Conclusion

conclusion

Results

We briefly reiterate the results of our research.

  1. Distance to the nearest streetlight seems to be a significant predictor (different for day and night time) for Force and Property crimes, and possibly for Public crimes. The sign of our t-statistic suggests that Force crimes tend to occur nearer streetlights, while Property crimes tend to occur away from streetlights. Public crimes also tend to occur away from streetlights.
  2. Of the seven measures of inequality we began with, median income and total value of property within a 200-meter radius of the crime were not very important; all other predictors (Gini coefficient for the census tract in which the crime was committed, percentage of people in high-income housing, percentage of people with low education, percentage of people with high education, percentage of people in new housing, percentage of people in old housing, and percentage of people in poverty) were important. The occurrences of all types of crimes tended to increase with every measure of inequality, but we did not find anything to suggest that any type of crime increased with inequality more severely than the others.
  3. The importance ranking of the predictors from our random forest models suggested that the predictors associated with time -- such as HOUR, DAY OF WEEK, MONTH, and YEAR -- were most important in predicting which type of crime will occur.
  4. Our highest test accuracy was 56.6%. Since optimized random forest and neural network models are some of the most sophisticated and advanced models that exist, it seems that predicting the types of crimes is very challenging. There is a lot of unpredictable variation in the data since humans are themselves unpredictable.

Strengths

The classification accuracy that we achieved was relatively good given the challenge of distinguishing between 7 different classes. The accuracy was as high as that reported in the Almanie paper which also attempted to predict the quality of different types of crime.
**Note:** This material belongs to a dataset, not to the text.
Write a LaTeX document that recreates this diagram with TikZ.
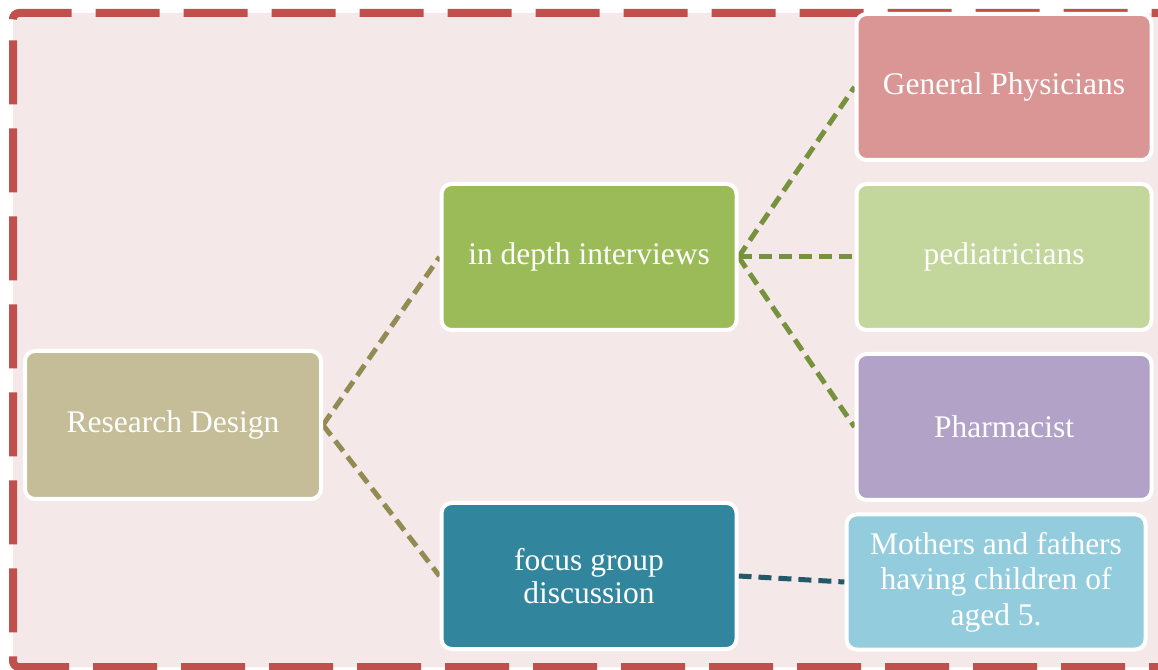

Another strength of our research is the consistency of results among our various complex models -- neural network, random forest, and optimized random forest all had similar peak test accuracy. The presence of a “glass ceiling” or upper bound on our accuracy, regardless of model, suggests that for future approaches, improvement on our existing models will require not a more sophisticated model on the same data, but the introduction of completely new data (such as temporal data or time series predictions) and completely new methods.

The Random forest models that we used gave transparent and easy-to-interpret importance rankings that allowed us to evaluate which predictors were most important. We were able to replicate results from multiple papers showing the importance of temporal data in predicting crime. In addition some of the more ‘creative’ metrics that we used such as the minimum distance to certain landmarks turned out to be useful predictors.

Our model and further analysis led us to insightful answers to the lower level questions posed at the beginning of this project. Specifically we were able to determine that streetlights only have a significant effect on certain types of crimes and that income inequality affected crime rates but not the proportion of different crime types.

Challenges

One of the main challenges of our project was that the distribution of crime categories was quite unbalanced. For example, there was an almost vanishingly small proportion of deaths predicted -- so small that our neural network model did not predict any deaths on the testing data. We included deaths because we thought murders and manslaughters were an intrinsically serious (and therefore important) category, but we may have been able to improve this approach. We discuss possible improvements to the selection of crime categories, through the method of “clustering,” below.

Another challenge of our project was the complexity of using so many predictors. Using many predictors made our models slow to run (for example, our optimized random forest model took over an hour to compile) and using many predictors can sometimes obscure the effect of any one of them. We partially solved this problem with importance ranking of the predictors in the random forest models, but it’s difficult to construct an importance ranking for neural network models, for example.

Finally, we might have improved the power of our model if we had used dynamic data. For example, criminals might not commit crimes if it was too cold or snowing, or if certain politicians we elected. Or, perhaps the past occurrence of a certain kind of crime could be a significant predictor of future occurrences. We outline a future direction of work in this area, using time series, below.

Future Work

For a tool to be useful to law enforcement officials or city policy makers, there needs to be a certain level of confidence in the predictions. Therefore a potential future approach would be to reverse engineer a model that would have high predictive accuracy. We propose using unsupervised learning techniques to separate the crimes in to well-defined clusters based on their feature values. Then we can see if the crimes in each of the clusters fall within the same of similar categories. We can define a category for each cluster that can be predicted with high accuracy and hopefully would prove useful for officials.

Another future direction of work could be to include more sophisticated time-series analysis of the existing crime data. Perhaps the temporal occurrences of some crimes are not random; for example, maybe drug trading happens on a regular basis. We found that HOUR was our most important predictor; perhaps we can visually determine the trends with HOUR for each type of crime. The analysis of data which has periodic trends can be done with generalizations of the SARIMA framework; in this case, to spatial data. This seems to be not just a difficult problem for our data set but a difficult problem in all of statistics. However, if there are nontrivial periodicities, this kind of analysis could help police departments in tracking and predicting crimes, since they would only need to expend additional resources when they know certain crimes are more likely to occur.